**AIM OF THE TASK**
Leave out the pictures, and retype only the lines from the beginning of the material through the line that contains "Chart.register(...registerables);", including both.
═══ DATA BLOCK ═══
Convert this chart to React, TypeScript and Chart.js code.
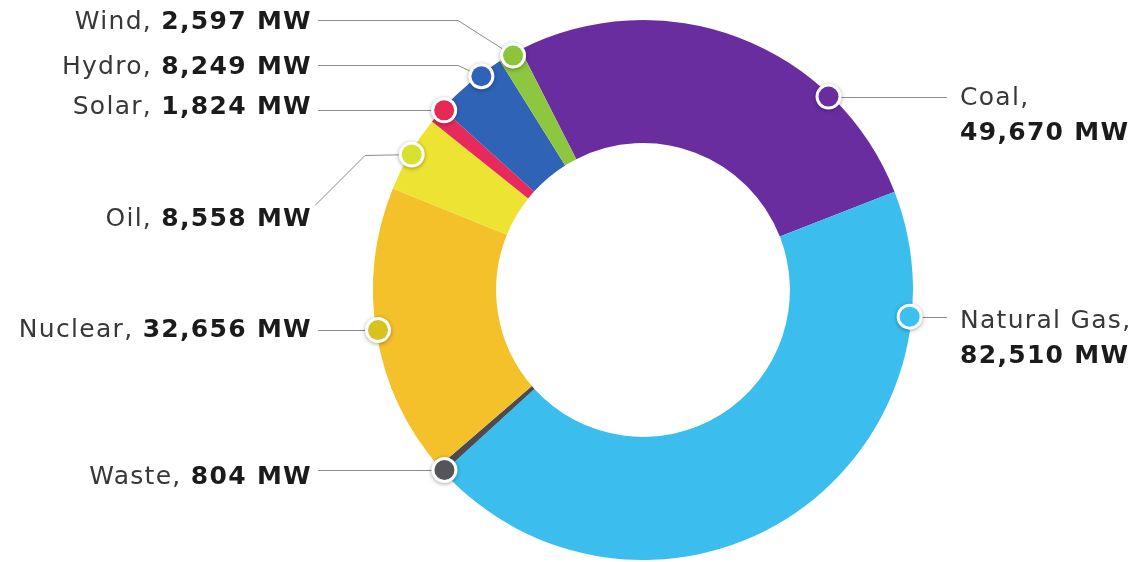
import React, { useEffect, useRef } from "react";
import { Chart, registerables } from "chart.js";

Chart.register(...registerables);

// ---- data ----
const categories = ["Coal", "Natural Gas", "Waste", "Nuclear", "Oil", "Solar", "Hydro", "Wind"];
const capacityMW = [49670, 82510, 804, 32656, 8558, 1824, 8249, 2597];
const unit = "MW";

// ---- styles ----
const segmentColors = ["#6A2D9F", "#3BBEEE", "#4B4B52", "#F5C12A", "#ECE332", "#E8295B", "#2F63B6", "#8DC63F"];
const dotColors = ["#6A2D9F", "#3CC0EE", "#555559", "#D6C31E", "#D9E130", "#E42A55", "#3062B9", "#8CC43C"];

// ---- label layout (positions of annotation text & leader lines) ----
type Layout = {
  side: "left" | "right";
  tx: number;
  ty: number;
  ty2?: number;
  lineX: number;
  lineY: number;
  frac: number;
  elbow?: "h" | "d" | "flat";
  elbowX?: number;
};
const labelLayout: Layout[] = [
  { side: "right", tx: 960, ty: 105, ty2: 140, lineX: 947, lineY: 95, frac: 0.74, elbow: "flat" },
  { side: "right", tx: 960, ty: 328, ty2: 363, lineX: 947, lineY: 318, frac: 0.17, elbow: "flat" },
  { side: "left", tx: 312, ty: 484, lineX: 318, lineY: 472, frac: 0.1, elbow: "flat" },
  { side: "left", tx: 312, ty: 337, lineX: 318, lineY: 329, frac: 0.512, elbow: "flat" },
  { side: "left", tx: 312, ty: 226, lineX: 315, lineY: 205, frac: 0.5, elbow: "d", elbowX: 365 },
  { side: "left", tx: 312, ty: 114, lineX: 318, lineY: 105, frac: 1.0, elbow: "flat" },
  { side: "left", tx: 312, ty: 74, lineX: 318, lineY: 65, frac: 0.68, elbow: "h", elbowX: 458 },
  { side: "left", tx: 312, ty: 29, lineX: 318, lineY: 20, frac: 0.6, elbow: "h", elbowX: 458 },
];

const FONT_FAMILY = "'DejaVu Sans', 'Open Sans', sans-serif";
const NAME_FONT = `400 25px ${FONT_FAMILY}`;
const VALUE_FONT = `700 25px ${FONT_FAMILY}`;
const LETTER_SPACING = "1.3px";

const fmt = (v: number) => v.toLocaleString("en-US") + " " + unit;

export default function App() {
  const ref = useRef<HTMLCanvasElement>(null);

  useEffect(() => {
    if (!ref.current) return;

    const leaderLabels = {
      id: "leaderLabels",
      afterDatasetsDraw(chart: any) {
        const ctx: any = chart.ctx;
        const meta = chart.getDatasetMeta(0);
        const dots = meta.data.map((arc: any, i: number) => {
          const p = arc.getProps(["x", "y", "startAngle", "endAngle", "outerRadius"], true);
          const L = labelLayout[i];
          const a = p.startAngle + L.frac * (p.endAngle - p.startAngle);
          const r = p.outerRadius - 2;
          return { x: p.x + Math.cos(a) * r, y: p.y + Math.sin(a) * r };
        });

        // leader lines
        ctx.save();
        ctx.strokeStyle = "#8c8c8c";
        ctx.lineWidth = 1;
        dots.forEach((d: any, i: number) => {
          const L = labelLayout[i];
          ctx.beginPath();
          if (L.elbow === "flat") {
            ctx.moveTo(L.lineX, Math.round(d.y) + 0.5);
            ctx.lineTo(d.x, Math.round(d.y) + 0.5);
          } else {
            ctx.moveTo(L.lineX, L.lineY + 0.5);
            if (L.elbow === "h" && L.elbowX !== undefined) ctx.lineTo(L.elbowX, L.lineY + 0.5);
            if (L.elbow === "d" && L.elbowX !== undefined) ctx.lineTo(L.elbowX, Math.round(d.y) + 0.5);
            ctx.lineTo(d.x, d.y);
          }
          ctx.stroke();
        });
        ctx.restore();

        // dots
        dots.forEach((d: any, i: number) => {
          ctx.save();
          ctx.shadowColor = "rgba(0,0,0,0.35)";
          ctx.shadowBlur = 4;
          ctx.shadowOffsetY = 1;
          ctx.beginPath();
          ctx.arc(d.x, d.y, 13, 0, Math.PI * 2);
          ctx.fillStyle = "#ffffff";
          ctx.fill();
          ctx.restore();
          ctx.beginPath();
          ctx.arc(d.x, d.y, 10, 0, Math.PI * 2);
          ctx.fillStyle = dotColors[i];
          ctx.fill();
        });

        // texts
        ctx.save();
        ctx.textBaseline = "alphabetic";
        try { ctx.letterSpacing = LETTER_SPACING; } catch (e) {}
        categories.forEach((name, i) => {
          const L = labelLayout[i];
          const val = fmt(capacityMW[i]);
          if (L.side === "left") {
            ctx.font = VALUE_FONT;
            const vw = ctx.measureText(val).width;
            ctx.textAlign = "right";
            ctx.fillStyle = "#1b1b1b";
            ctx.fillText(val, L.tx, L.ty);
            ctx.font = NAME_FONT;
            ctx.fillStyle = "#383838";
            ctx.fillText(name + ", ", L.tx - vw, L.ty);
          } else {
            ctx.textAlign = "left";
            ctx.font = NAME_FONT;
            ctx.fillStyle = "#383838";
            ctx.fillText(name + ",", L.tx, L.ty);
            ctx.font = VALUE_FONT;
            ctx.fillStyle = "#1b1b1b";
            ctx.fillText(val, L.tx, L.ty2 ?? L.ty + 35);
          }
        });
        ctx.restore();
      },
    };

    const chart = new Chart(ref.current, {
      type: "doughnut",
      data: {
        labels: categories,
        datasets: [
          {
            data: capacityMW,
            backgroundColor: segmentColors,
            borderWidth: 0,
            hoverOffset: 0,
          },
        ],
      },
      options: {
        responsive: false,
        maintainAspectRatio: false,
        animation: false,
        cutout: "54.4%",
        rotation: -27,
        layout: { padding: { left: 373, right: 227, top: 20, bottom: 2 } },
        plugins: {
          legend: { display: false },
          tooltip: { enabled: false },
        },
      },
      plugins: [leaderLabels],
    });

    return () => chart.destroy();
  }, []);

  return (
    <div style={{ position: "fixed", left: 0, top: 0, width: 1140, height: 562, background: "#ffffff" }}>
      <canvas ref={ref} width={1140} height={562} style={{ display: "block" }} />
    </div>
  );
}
═══
**SOLUTION**
Convert this chart to React, TypeScript and Chart.js code.
import React, { useEffect, useRef } from "react";
import { Chart, registerables } from "chart.js";

Chart.register(...registerables);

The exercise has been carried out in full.